I have worked professionally in applied research and development for over 20 years, primarily in the fields of engineering, data science, and modeling and simulation. I remain strongly committed to evidence-based reasoning, and I actively strive to walk that path better each day.

Some have asked about the origins of the name Jericho Brisance. It was derived from the Personal Thesis section of my Journey, which closed with the following:

The brisance of Jericho derives not from the shattering force of Joshua’s trumpets on those ancient city walls. Indeed, Jericho seems unlikely to have had fortifications which could have been knocked down at the time of  the purported conquest. And it seems that there never were any invading hordes to march circles around the city. Instead, the true brisance has struck from the silence of a grand retraction, the vacuum of happenings that never were, and the realization that Judaism was but human from the first brick. The transgressions of those long dead stretch forward their hands, thieving the present.

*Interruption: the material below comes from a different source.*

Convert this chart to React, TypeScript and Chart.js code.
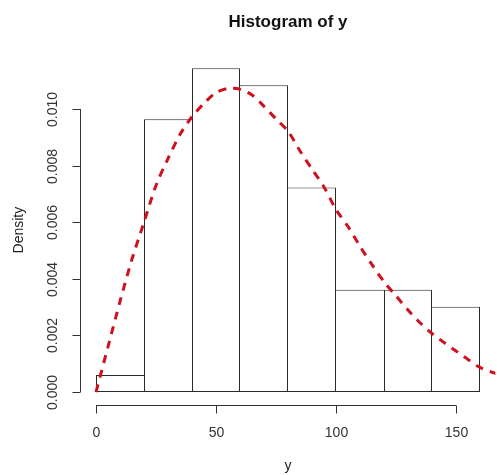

And the crime echoes for me in a faith revoked.

Thanks for stopping by, and I hope to interact with you. Feel free to follow (on the right), or email at jerichobrisance@gmail.com



  1. I really like the way you’ve laid out your Journey, though I haven’t gotten far into it yet. I have a feeling our stories may be very similar…

    Looking forward to reading more!

    Liked by 1 person

  2. Jericho, I’m here by way of Nate’s blog.

    I am married with two small boys. My husband and I have been atheists for just under a year and a half. We both left Christianity half a year before we turned forty years old. Mr Amazing hails from a Southern Baptist background and I was raised Pentecostal.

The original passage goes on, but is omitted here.